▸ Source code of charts
───

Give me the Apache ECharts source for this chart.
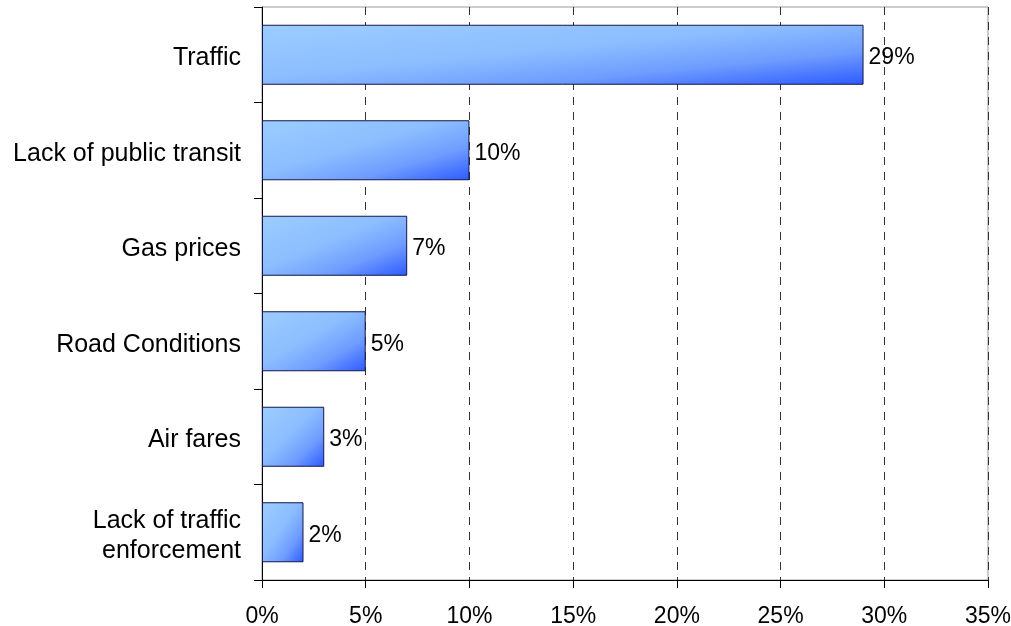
<!DOCTYPE html>
<html><head><meta charset="utf-8">
<script src="https://cdn.jsdelivr.net/npm/echarts@6/dist/echarts.min.js"></script>
<style>html,body{margin:0;padding:0;background:#fff}#c{width:1011px;height:626px}</style>
</head><body><div id="c"></div>
<script>
const categories = ["Traffic", "Lack of public transit", "Gas prices", "Road Conditions", "Air fares", "Lack of traffic\nenforcement"];
const values = [29, 10, 7, 5, 3, 2];
const xTicks = { min: 0, max: 35, interval: 5 };

const BAR_H = 60;
const chart = echarts.init(document.getElementById('c'));
const font = 'Liberation Sans, Arial, sans-serif';
const stops = [
  { offset: 0, color: '#9ccdff' },
  { offset: 0.45, color: '#8cbdff' },
  { offset: 0.72, color: '#6e9cff' },
  { offset: 1, color: '#2c5aff' }
];
const baseOption = {
  animation: false,
  grid: { left: 262, right: 23, top: 7, bottom: 46, outerBoundsMode: 'none', containLabel: false,
          show: true, borderColor: '#9a9a9a', borderWidth: 1 },
  xAxis: {
    type: 'value', min: xTicks.min, max: xTicks.max, interval: xTicks.interval,
    axisLine: { show: true, lineStyle: { color: '#000', width: 1 } },
    axisTick: { show: true, length: 8, lineStyle: { color: '#000' } },
    axisLabel: { formatter: '{value}%', color: '#000', fontSize: 23, fontFamily: font, margin: 25 },
    splitLine: { show: true, lineStyle: { type: [8, 7], color: '#333', width: 1 } }
  },
  yAxis: {
    type: 'category', data: categories, inverse: true,
    axisLine: { show: true, lineStyle: { color: '#000', width: 1 } },
    axisTick: { show: true, length: 8, lineStyle: { color: '#000' } },
    axisLabel: {
      color: '#000', fontSize: 25, fontFamily: font, margin: 21, align: 'right',
      formatter: function (v) {
        return v.split('\n').map(function (s) { return '{a|' + s + '}'; }).join('\n');
      },
      rich: { a: { fontSize: 25, fontFamily: font, color: '#000', lineHeight: 30, padding: [7, 0, 0, 0] } }
    },
    splitLine: { show: false }
  },
  series: [{
    type: 'bar', data: values, barWidth: BAR_H,
    itemStyle: { borderColor: '#16164a', borderWidth: 1, color: '#8cbdff' },
    label: { show: true, position: 'right', distance: 5, offset: [0, 3], formatter: '{c}%', color: '#000', fontSize: 23, fontFamily: font }
  }]
};
chart.setOption(baseOption);

// Stretched diagonal gradient (isolines follow the box anti-diagonal)
const data = values.map(function (v, i) {
  const p0 = chart.convertToPixel({ seriesIndex: 0 }, [0, i]);
  const p1 = chart.convertToPixel({ seriesIndex: 0 }, [v, i]);
  const w = Math.max(1, p1[0] - p0[0]);
  const h = BAR_H;
  const d = h * h + w * w;
  const x2 = 2 * h * h / d;
  const y2 = 2 * w * w / d;
  return {
    value: v,
    itemStyle: { color: new echarts.graphic.LinearGradient(0, 0, x2, y2, stops) }
  };
});
chart.setOption({ series: [{ data: data }] });
</script></body></html>
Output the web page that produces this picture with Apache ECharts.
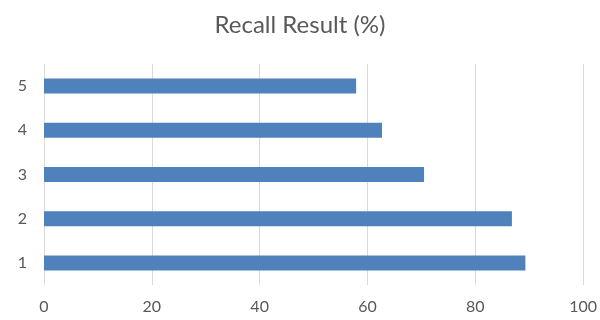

───

▸ OBJECTIVE
Go from the first line of the listing to the line holding "35, interval: 5" and, please, transcribe those lines exactly, both included, with no pictures.

▸ EXERCISE SOLUTION
Give me the Apache ECharts source for this chart.
<!DOCTYPE html>
<html><head><meta charset="utf-8">
<script src="https://cdn.jsdelivr.net/npm/echarts@6/dist/echarts.min.js"></script>
<style>html,body{margin:0;padding:0;background:#fff}#c{width:1011px;height:626px}</style>
</head><body><div id="c"></div>
<script>
const categories = ["Traffic", "Lack of public transit", "Gas prices", "Road Conditions", "Air fares", "Lack of traffic\nenforcement"];
const values = [29, 10, 7, 5, 3, 2];
const xTicks = { min: 0, max: 35, interval: 5 };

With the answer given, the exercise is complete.